When Georgia State University sent faculty, staff, and students home in mid-March, instructors shifted their courses to a remote format—including hands-on projects designed for in-person delivery. About a week after the campus closure, Kyle Townsend remembered the unopened boxes of 1,800 rubber gloves sitting in Robinson’s Cecil B. Day School of Hospitality Administration. The gloves originally were intended for the kitchen lab component of Food Production and Service Management. But over the past couple of years, the undergraduate class has focused less on the inner workings of a kitchen and more on the food service business overall.
“It’s a push-pull happening across the country at schools like Robinson,” Townsend said. “Having an understanding of back-of-house kitchen operations is important, but we aren’t a culinary school.”

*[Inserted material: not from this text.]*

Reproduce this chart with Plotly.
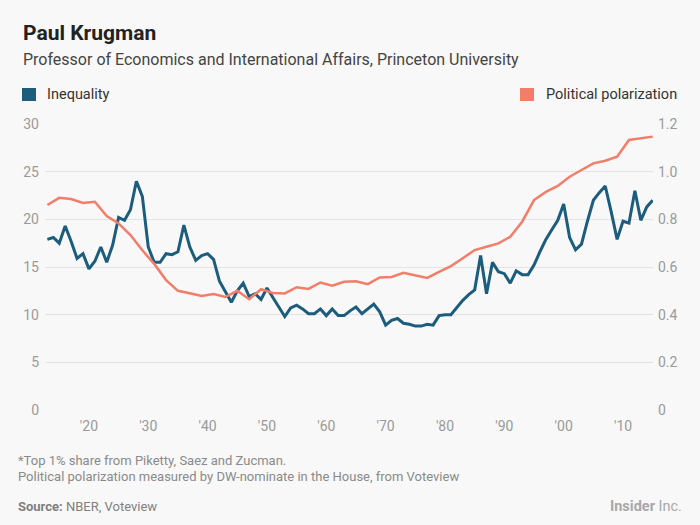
import plotly.graph_objects as go

# ---------------- data ----------------
ineq_years = list(range(1913, 2016))
ineq_values = [
    17.9, 18.1, 17.5, 19.3, 17.7, 15.9, 16.4, 14.8, 15.6, 17.1,
    15.5, 17.3, 20.2, 19.9, 21.0, 24.0, 22.4, 17.1, 15.5, 15.5,
    16.4, 16.3, 16.6, 19.4, 17.1, 15.7, 16.2, 16.4, 15.8, 13.5,
    12.4, 11.3, 12.5, 13.3, 11.9, 12.2, 11.6, 12.8, 11.8, 10.8,
    9.8, 10.7, 11.0, 10.6, 10.1, 10.1, 10.6, 9.9, 10.6, 9.9,
    9.9, 10.4, 10.8, 10.1, 10.6, 11.1, 10.3, 8.9, 9.4, 9.6,
    9.1, 9.0, 8.8, 8.8, 9.0, 8.9, 9.9, 10.0, 10.0, 10.8,
    11.5, 12.1, 12.6, 16.2, 12.2, 15.5, 14.5, 14.3, 13.3, 14.6,
    14.2, 14.2, 15.2, 16.6, 17.9, 18.9, 19.9, 21.6, 18.1, 16.8,
    17.4, 19.8, 22.0, 22.8, 23.5, 20.8, 17.9, 19.8, 19.6, 23.0,
    19.9, 21.3, 22.0,
]

pol_years = list(range(1913, 2016, 2))
pol_values = [
    0.860, 0.890, 0.885, 0.869, 0.874, 0.814, 0.783, 0.734, 0.670, 0.613,
    0.545, 0.500, 0.490, 0.478, 0.487, 0.474, 0.500, 0.465, 0.507, 0.491,
    0.489, 0.515, 0.508, 0.535, 0.522, 0.538, 0.540, 0.528, 0.556, 0.558,
    0.576, 0.566, 0.554, 0.580, 0.604, 0.637, 0.671, 0.685, 0.699, 0.727,
    0.790, 0.881, 0.915, 0.940, 0.979, 1.007, 1.035, 1.046, 1.063, 1.133,
    1.140, 1.147,
]

x_tick_vals = [1920, 1930, 1940, 1950, 1960, 1970, 1980, 1990, 2000, 2010]
x_tick_text = ["'20", "'30", "'40", "'50", "'60", "'70", "'80", "'90", "'00", "'10"]
left_tick_vals = [0, 5, 10, 15, 20, 25, 30]
right_tick_vals = [0, 0.2, 0.4, 0.6, 0.8, 1.0, 1.2]
right_tick_text = ["0", "0.2", "0.4", "0.6", "0.8", "1.0", "1.2"]

series_names = ["Inequality", "Political polarization"]
series_colors = ["#1c5c7c", "#f27d69"]

# ---------------- layout geometry ----------------
W, H = 700, 525
L, R, T, B = 45, 47, 124, 115
PW, PH = W - L - R, H - T - B
FONT = "Roboto"


def px(xp):
    return (xp - L) / PW


def py(yp):
    return (H - B - yp) / PH


fig = go.Figure()
fig.add_trace(go.Scatter(
    x=ineq_years, y=ineq_values, mode="lines", name=series_names[0],
    line=dict(color=series_colors[0], width=3), yaxis="y", showlegend=False,
))
fig.add_trace(go.Scatter(
    x=pol_years, y=pol_values, mode="lines", name=series_names[1],
    line=dict(color=series_colors[1], width=2.5), yaxis="y2", showlegend=False,
))

tick_font = dict(family=FONT, size=14, color="#9a9a9a")

annotations = [
    dict(text="<b>Paul Krugman</b>", x=px(21), y=py(33), xref="paper", yref="paper",
         xanchor="left", yanchor="middle", showarrow=False,
         font=dict(family=FONT, size=21, color="#222222")),
    dict(text="Professor of Economics and International Affairs, Princeton University",
         x=px(21), y=py(59), xref="paper", yref="paper",
         xanchor="left", yanchor="middle", showarrow=False,
         font=dict(family=FONT, size=16, color="#444444")),
    dict(text=series_names[0], x=px(45), y=py(94), xref="paper", yref="paper",
         xanchor="left", yanchor="middle", showarrow=False,
         font=dict(family=FONT, size=14.5, color="#333333")),
    dict(text=series_names[1], x=px(679), y=py(94), xref="paper", yref="paper",
         xanchor="right", yanchor="middle", showarrow=False,
         font=dict(family=FONT, size=14.5, color="#333333")),
    dict(text="*Top 1% share from Piketty, Saez and Zucman.", x=px(16), y=py(460),
         xref="paper", yref="paper", xanchor="left", yanchor="middle", showarrow=False,
         font=dict(family=FONT, size=13, color="#8a8a8a")),
    dict(text="Political polarization measured by DW-nominate in the House, from Voteview",
         x=px(16), y=py(477), xref="paper", yref="paper", xanchor="left", yanchor="middle",
         showarrow=False, font=dict(family=FONT, size=13, color="#8a8a8a")),
    dict(text="<b>Source:</b> NBER, Voteview", x=px(16), y=py(506),
         xref="paper", yref="paper", xanchor="left", yanchor="middle", showarrow=False,
         font=dict(family=FONT, size=13, color="#808080")),
    dict(text="<b>Insider</b> Inc.", x=px(684), y=py(506),
         xref="paper", yref="paper", xanchor="right", yanchor="middle", showarrow=False,
         font=dict(family=FONT, size=14.5, color="#a8a8a8")),
]

shapes = [
    dict(type="rect", xref="paper", yref="paper", x0=px(22), x1=px(36), y0=py(101), y1=py(88),
         fillcolor=series_colors[0], line=dict(width=0)),
    dict(type="rect", xref="paper", yref="paper", x0=px(520), x1=px(534), y0=py(101), y1=py(88),
         fillcolor=series_colors[1], line=dict(width=0)),
]

fig.update_layout(
    width=W, height=H,
    margin=dict(l=L, r=R, t=T, b=B, pad=0),
    paper_bgcolor="#f8f8f8", plot_bgcolor="#f8f8f8",
    font=dict(family=FONT),
    xaxis=dict(range=[1912.6, 2015.05], tickvals=x_tick_vals, ticktext=x_tick_text,
               showgrid=False, zeroline=False, showline=False, ticks="",
               tickfont=tick_font, ticklabelstandoff=6, fixedrange=True),
    yaxis=dict(range=[0, 30], tickvals=left_tick_vals, showgrid=True,
               gridcolor="#e4e4e4", gridwidth=1, zeroline=False, showline=False,
               ticks="", tickfont=tick_font, ticklabelstandoff=5, fixedrange=True),
    yaxis2=dict(range=[0, 1.2], tickvals=right_tick_vals, ticktext=right_tick_text,
                overlaying="y", side="right", showgrid=False, zeroline=False,
                showline=False, ticks="", tickfont=tick_font, ticklabelstandoff=4,
                fixedrange=True),
    annotations=annotations,
    shapes=shapes,
    showlegend=False,
)

fig.write_html("out.html")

Townsend considered donating the gloves, and brought the idea to School of Hospitality director Deborah Cannon. Cannon knew who to approach about the university’s policy on transferring equipment to another unit: Anne Dries, Robinson’s assistant dean for administration and finance. Through Dries, the gloves made their way to Georgia State’s High Containment Laboratories, a network of secure research facilities focused on the prevention and treatment of infectious diseases. This includes a multidisciplinary team of six researchers from Georgia State’s Institute for Biomedical Sciences who are part of the global effort to fight COVID-19.